Crude oil prices edged down Tuesday, following a week of straight gains that brought the global oil benchmark above $50 a barrel for the first time in two months, amid growing optimism that the market is tightening.
According to Wall Street Journal report, Brent crude, the global oil benchmark, fell 0.61 percent to $52.40 a barrel on London’s ICE Futures exchange. On the New York Mercantile Exchange, West Texas Intermediate futures were trading down 0.38 percent at $49.98 a barrel.
Market analysts say the fall in price is due mainly to hedging on the outcome of the technical committee meeting of Organization of Petroleum Exporting Countries (OPEC) and its allies, which is due to be held in Abu Dhabi, United Arab Emirates, on 7-8 August 2017.
The meeting is expected to be co-chaired by Kuwait and Russia, in the presence of representatives from the Kingdom of Saudi Arabia, which is serving as President of OPEC in 2017.
The technical meeting, according to a statement on OPEC website is to better understand the difficulties and obstacles faced by some OPEC and non-OPEC participating countries and to assess how conformity levels can be improved with the goal of achieving a faster rebalanced global oil market, for the benefit of producers and consumers alike.

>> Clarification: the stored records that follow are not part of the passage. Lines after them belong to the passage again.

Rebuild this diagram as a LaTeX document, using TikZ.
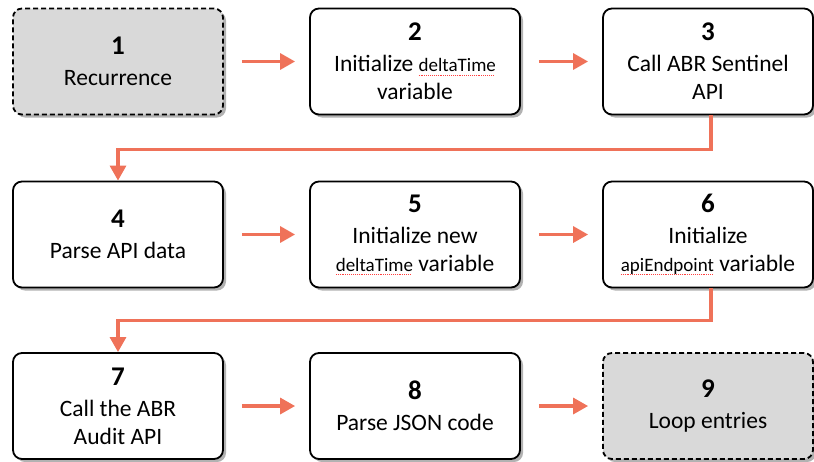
\documentclass[tikz,border=0pt]{standalone}
\usepackage{fontspec}
\setmainfont{Carlito}
\usepackage{tikz}
\usetikzlibrary{arrows.meta, positioning, shadows}
\usepackage{xcolor}
\definecolor{flowred}{HTML}{EF7259}
\definecolor{flowgrey}{HTML}{D9D9D9}

% step number on top of each box
\newcommand{\stepno}[1]{{\fontsize{27}{27}\selectfont\bfseries #1}\\[3pt]}
% red dotted mark under identifiers
\newsavebox{\idbox}
\newcommand{\idmark}[1]{\sbox{\idbox}{\fontsize{19}{22}\selectfont #1}%
  \rlap{\textcolor{red!75}{\leaders\hbox to 1.9pt{\rule[-3.5pt]{1pt}{0.7pt}\hfil}\hskip\wd\idbox}}\usebox{\idbox}}

\begin{document}
\begin{tikzpicture}[
    x=1pt, y=1pt,
    font=\fontsize{23.5}{28}\selectfont,
    stepbox/.style={draw, line width=1.8pt, rounded corners=9pt, fill=white,
      minimum width=210pt, minimum height=106pt, align=center,
      drop shadow={shadow xshift=3pt, shadow yshift=-3pt, opacity=0.3, fill=black}},
    endbox/.style={stepbox, dash pattern=on 5pt off 3pt, fill=flowgrey},
    flow/.style={-{Triangle[length=15pt, width=16pt]}, flowred, line width=3.2pt}]

  \useasboundingbox (0,0) rectangle (814,-461);

  % first row
  \node[endbox] (s1) at (118,-61.5) {\stepno{1}Recurrence};
  \node[stepbox] (s2) at (415,-61.5) {\stepno{2}Initialize \idmark{deltaTime}\\variable};
  \node[stepbox] (s3) at (708,-61.5) {\stepno{3}Call ABR Sentinel\\API};

  % second row
  \node[stepbox] (s4) at (118,-234.5) {\stepno{4}Parse API data};
  \node[stepbox] (s5) at (415,-234.5) {\stepno{5}Initialize new\\\idmark{deltaTime} variable};
  \node[stepbox] (s6) at (708,-234.5) {\stepno{6}Initialize\\\idmark{apiEndpoint} variable};

  % third row
  \node[stepbox] (s7) at (118,-406) {\stepno{7}Call the ABR\\Audit API};
  \node[stepbox] (s8) at (415,-406) {\stepno{8}Parse JSON code};
  \node[endbox] (s9) at (708,-406) {\stepno{9}Loop entries};

  \draw[flow] ([xshift=18pt]s1.east) -- ([xshift=-14pt]s2.west);
  \draw[flow] ([xshift=18pt]s2.east) -- ([xshift=-14pt]s3.west);
  \draw[flow] ([xshift=3pt]s3.south) -- ++(0,-34) -| (s4.north);
  \draw[flow] ([xshift=18pt]s4.east) -- ([xshift=-14pt]s5.west);
  \draw[flow] ([xshift=18pt]s5.east) -- ([xshift=-14pt]s6.west);
  \draw[flow] ([xshift=3pt]s6.south) -- ++(0,-32) -| (s7.north);
  \draw[flow] ([xshift=18pt]s7.east) -- ([xshift=-14pt]s8.west);
  \draw[flow] ([xshift=18pt]s8.east) -- ([xshift=-14pt]s9.west);
\end{tikzpicture}
\end{document}
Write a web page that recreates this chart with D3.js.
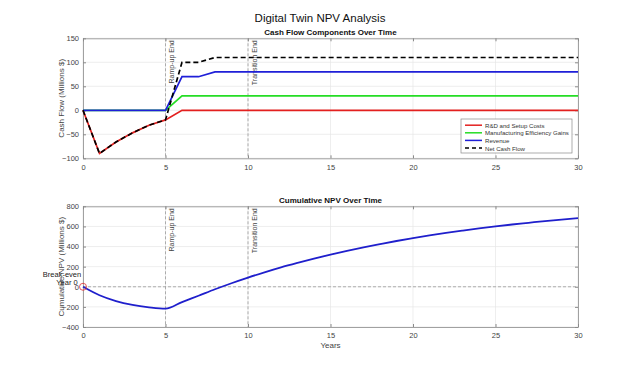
<!DOCTYPE html>
<html><head><meta charset="utf-8">
<script src="https://cdn.jsdelivr.net/npm/d3@7"></script>
<style>body{margin:0;background:#fff;} text{font-family:"Liberation Sans",Arial,Helvetica,sans-serif;}</style>
</head><body>
<svg id="c" width="640" height="367"></svg>
<script>
const years = d3.range(0, 31);
const rdCosts    = [0,-90,-66,-47,-31,-20,0,0,0,0,0,0,0,0,0,0,0,0,0,0,0,0,0,0,0,0,0,0,0,0,0];
const mfgGains   = [0,0,0,0,0,0,30,30,30,30,30,30,30,30,30,30,30,30,30,30,30,30,30,30,30,30,30,30,30,30,30];
const revenue    = [0,0,0,0,0,0,70,70,80,80,80,80,80,80,80,80,80,80,80,80,80,80,80,80,80,80,80,80,80,80,80];
const netCash    = [0,-90,-66,-47,-31,-20,100,100,110,110,110,110,110,110,110,110,110,110,110,110,110,110,110,110,110,110,110,110,110,110,110];
const cumNPV     = [0,-84,-142,-180,-204,-218,-152,-89,-25,35,91,143,192,237,280,320,357,392,424,455,483,510,535,558,580,600,619,636,653,668,683];
const xTicks = [0,5,10,15,20,25,30];
const yTicksTop = [-100,-50,0,50,100,150];
const yTicksBot = [-400,-200,0,200,400,600,800];
const markers = [{x:5,label:"Ramp-up End"},{x:10,label:"Transition End"}];
const seriesTop = [
  {name:"R&D and Setup Costs", values:rdCosts, color:"#e3201f", dash:null},
  {name:"Manufacturing Efficiency Gains", values:mfgGains, color:"#25dd25", dash:null},
  {name:"Revenue", values:revenue, color:"#1f1fd8", dash:null},
  {name:"Net Cash Flow", values:netCash, color:"#000", dash:"5,3"}
];

const svg = d3.select("#c");
const L = 83, R = 578;
const x = d3.scaleLinear().domain([0,30]).range([L,R]);

svg.append("text").attr("x",320).attr("y",22).attr("text-anchor","middle")
  .attr("font-size",11.5).attr("fill","#111").text("Digital Twin NPV Analysis");

function panel(top, bottom, yDomain, yTicks, title, ylabel, showXLabel){
  const y = d3.scaleLinear().domain(yDomain).range([bottom, top]);
  const g = svg.append("g");
  g.selectAll(".gx").data(xTicks).join("line").attr("x1",d=>x(d)).attr("x2",d=>x(d))
    .attr("y1",top).attr("y2",bottom).attr("stroke","#e6e6e6").attr("stroke-width",0.7);
  g.selectAll(".gy").data(yTicks).join("line").attr("y1",d=>y(d)).attr("y2",d=>y(d))
    .attr("x1",L).attr("x2",R).attr("stroke","#e6e6e6").attr("stroke-width",0.7);
  const ax = g.append("g").attr("transform",`translate(0,${bottom})`)
    .call(d3.axisBottom(x).tickValues(xTicks).tickSizeInner(-3).tickSizeOuter(0).tickPadding(6));
  const ay = g.append("g").attr("transform",`translate(${L},0)`)
    .call(d3.axisLeft(y).tickValues(yTicks).tickSizeInner(-3).tickSizeOuter(0).tickPadding(4));
  const ax2 = g.append("g").attr("transform",`translate(0,${top})`)
    .call(d3.axisTop(x).tickValues(xTicks).tickSizeInner(-3).tickSizeOuter(0).tickFormat(""));
  const ay2 = g.append("g").attr("transform",`translate(${R},0)`)
    .call(d3.axisRight(y).tickValues(yTicks).tickSizeInner(-3).tickSizeOuter(0).tickFormat(""));
  [ax,ay,ax2,ay2].forEach(a=>{
    a.select(".domain").attr("stroke","#8a8a8a").attr("stroke-width",0.8);
    a.selectAll(".tick line").attr("stroke","#8a8a8a");
    a.selectAll("text").attr("font-size",7.5).attr("fill","#444").attr("font-family",'"Liberation Sans",Arial,sans-serif');
  });
  g.append("text").attr("x",(L+R)/2).attr("y",top-3).attr("text-anchor","middle")
    .attr("font-size",8).attr("font-weight","bold").attr("fill","#111").text(title);
  g.append("text").attr("transform",`translate(${61},${(top+bottom)/2}) rotate(-90)`)
    .attr("text-anchor","middle").attr("dominant-baseline","central")
    .attr("font-size",8).attr("fill","#444").text(ylabel);
  if(showXLabel){
    g.append("text").attr("x",(L+R)/2).attr("y",bottom+21).attr("text-anchor","middle")
      .attr("font-size",8).attr("fill","#444").text("Years");
  }
  markers.forEach(m=>{
    g.append("line").attr("x1",x(m.x)).attr("x2",x(m.x)).attr("y1",top).attr("y2",bottom)
      .attr("stroke","#9a9a9a").attr("stroke-width",0.8).attr("stroke-dasharray","3,2");
    g.append("text").attr("transform",`translate(${x(m.x)+6},${top+2}) rotate(-90)`)
      .attr("text-anchor","end").attr("dominant-baseline","central")
      .attr("font-size",7).attr("fill","#444").text(m.label);
  });
  return {g,y};
}

const P1 = panel(38.3, 158.3, [-100,150], yTicksTop, "Cash Flow Components Over Time", "Cash Flow (Millions $)", false);
const line1 = d3.line().x((d,i)=>x(years[i])).y(d=>P1.y(d));
seriesTop.forEach(s=>{
  P1.g.append("path").attr("d",line1(s.values)).attr("fill","none")
    .attr("stroke",s.color).attr("stroke-width",1.7).attr("stroke-dasharray",s.dash);
});
const lg = P1.g.append("g");
lg.append("rect").attr("x",461).attr("y",119).attr("width",111).attr("height",34)
  .attr("fill","#fff").attr("stroke","#8a8a8a").attr("stroke-width",0.7);
seriesTop.forEach((s,i)=>{
  const yy = 125.2 + i*7.6;
  lg.append("line").attr("x1",465).attr("x2",482).attr("y1",yy).attr("y2",yy)
    .attr("stroke",s.color).attr("stroke-width",1.5).attr("stroke-dasharray",s.dash?"4,3":null);
  lg.append("text").attr("x",485).attr("y",yy).attr("dominant-baseline","central")
    .attr("font-size",6.1).attr("fill","#333").text(s.name);
});

const P2 = panel(206.3, 327, [-400,800], yTicksBot, "Cumulative NPV Over Time", "Cumulative NPV (Millions $)", true);
P2.g.append("line").attr("x1",L).attr("x2",R).attr("y1",P2.y(0)).attr("y2",P2.y(0))
  .attr("stroke","#9a9a9a").attr("stroke-width",0.8).attr("stroke-dasharray","3,2");
P2.g.append("path").attr("d",d3.line().x((d,i)=>x(years[i])).y(d=>P2.y(d)).curve(d3.curveMonotoneX)(cumNPV))
  .attr("fill","none").attr("stroke","#1f1fcc").attr("stroke-width",1.8);
P2.g.append("circle").attr("cx",x(0)).attr("cy",P2.y(0)).attr("r",3.5)
  .attr("fill","none").attr("stroke","#e03030").attr("stroke-width",0.8);
P2.g.append("text").attr("x",62).attr("y",P2.y(0)-12.5).attr("text-anchor","middle")
  .attr("dominant-baseline","central").attr("font-size",7.5).attr("fill","#222").text("Break-even");
P2.g.append("text").attr("x",67).attr("y",P2.y(0)-4.5).attr("text-anchor","middle")
  .attr("dominant-baseline","central").attr("font-size",7.5).attr("fill","#222").text("Year 0");
</script>
</body></html>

Oil had remained in a bear market for the most part of the year amid concern rising global output will offset curbs by members of the Organization of Petroleum Exporting Countries and its allies.

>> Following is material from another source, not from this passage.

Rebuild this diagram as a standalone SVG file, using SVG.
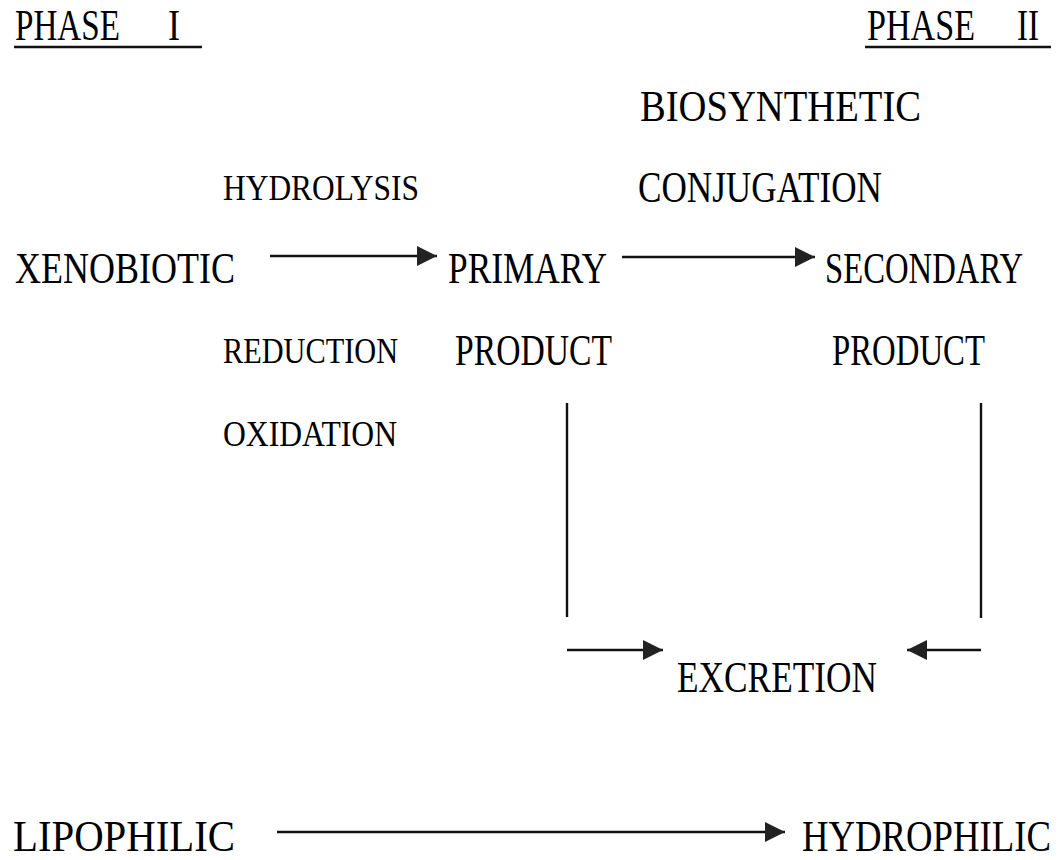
<svg xmlns="http://www.w3.org/2000/svg" width="1059" height="860" viewBox="0 0 1059 860">
<style>
text{font-family:"Liberation Serif","Times New Roman",serif;fill:#000;}
.L{font-size:45px;}
.S{font-size:36px;}
.ln{stroke:#111;stroke-width:2.4;fill:none;}
</style>
<defs>
<marker id="ah" markerUnits="userSpaceOnUse" markerWidth="22" markerHeight="22" refX="20" refY="10" orient="auto">
<path d="M0,0 L20,10 L0,20 Z" fill="#222"/>
</marker>
</defs>
<rect width="1059" height="860" fill="#fff"/>
<g id="phase1">
<text class="L" y="40"><tspan x="15" textLength="105" lengthAdjust="spacingAndGlyphs">PHASE</tspan> <tspan x="168" textLength="12" lengthAdjust="spacingAndGlyphs">I</tspan></text>
<line class="ln" x1="14" y1="47" x2="202" y2="47"/>
</g>
<g id="phase2">
<text class="L" y="40"><tspan x="867" textLength="108" lengthAdjust="spacingAndGlyphs">PHASE</tspan> <tspan x="1017" textLength="22" lengthAdjust="spacingAndGlyphs">II</tspan></text>
<line class="ln" x1="865" y1="47" x2="1051" y2="47"/>
</g>
<g id="biosynthetic"><text class="L" x="640" y="121" textLength="281" lengthAdjust="spacingAndGlyphs">BIOSYNTHETIC</text></g>
<g id="hydrolysis"><text class="S" x="223" y="200" textLength="196" lengthAdjust="spacingAndGlyphs">HYDROLYSIS</text></g>
<g id="conjugation"><text class="L" x="638" y="202" textLength="244" lengthAdjust="spacingAndGlyphs">CONJUGATION</text></g>
<g id="xenobiotic"><text class="L" x="15" y="283" textLength="220" lengthAdjust="spacingAndGlyphs">XENOBIOTIC</text></g>
<g id="primary"><text class="L" x="448" y="283" textLength="159" lengthAdjust="spacingAndGlyphs">PRIMARY</text>
<text class="L" x="455" y="365" textLength="157" lengthAdjust="spacingAndGlyphs">PRODUCT</text></g>
<g id="secondary"><text class="L" transform="translate(825 283) scale(0.72 1)" textLength="275" lengthAdjust="spacingAndGlyphs">SECONDARY</text>
<text class="L" x="832" y="365" textLength="153" lengthAdjust="spacingAndGlyphs">PRODUCT</text></g>
<g id="reduction"><text class="S" x="223" y="363" textLength="175" lengthAdjust="spacingAndGlyphs">REDUCTION</text></g>
<g id="oxidation"><text class="S" x="223" y="446" textLength="174" lengthAdjust="spacingAndGlyphs">OXIDATION</text></g>
<g id="excretion"><text class="L" x="677" y="692" textLength="200" lengthAdjust="spacingAndGlyphs">EXCRETION</text></g>
<g id="lipophilic"><text class="L" x="13" y="851" textLength="222" lengthAdjust="spacingAndGlyphs">LIPOPHILIC</text></g>
<g id="hydrophilic"><text class="L" transform="translate(802 851) scale(0.816 1)" textLength="305" lengthAdjust="spacingAndGlyphs">HYDROPHILIC</text></g>
<g id="connectors">
<line class="ln" x1="270" y1="256" x2="437" y2="256" marker-end="url(#ah)"/>
<line class="ln" x1="622" y1="257" x2="815" y2="257" marker-end="url(#ah)"/>
<line class="ln" x1="567" y1="403" x2="567" y2="617"/>
<line class="ln" x1="981" y1="403" x2="981" y2="618"/>
<line class="ln" x1="567" y1="650" x2="663" y2="650" marker-end="url(#ah)"/>
<line class="ln" x1="981" y1="650" x2="907" y2="650" marker-end="url(#ah)"/>
<line class="ln" x1="277" y1="832" x2="785" y2="832" marker-end="url(#ah)"/>
</g>
</svg>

However, oil rose in the last week of July after leading OPEC producers Saudi Arabia and Nigeria pledged to cut exports to help speed the rebalancing of global supply and demand.
Khalid al-Falih, Saudi Energy Minister had pledged his country would limit crude oil exports at 6.6 million barrels per day (bpd) in August, almost one million bpd below levels a year ago, while Nigeria, which has been exempt in recent production caps to help her and Libya recover from years of unrest, voluntarily agreed to limit its production to 1.8 million barrels a day.
The announcement led to a rally which took oil price to a high of $53 a barrel Monday
At 1.8 million cap Nigeria will have no problem holding its production lead as it is currently producing below 1.6 mbpd, 600,000 bpd below its 2.2 mbpd budget benchmark.
But the cap will help the supply side of the global markets and boost prices, analysts following the developments said.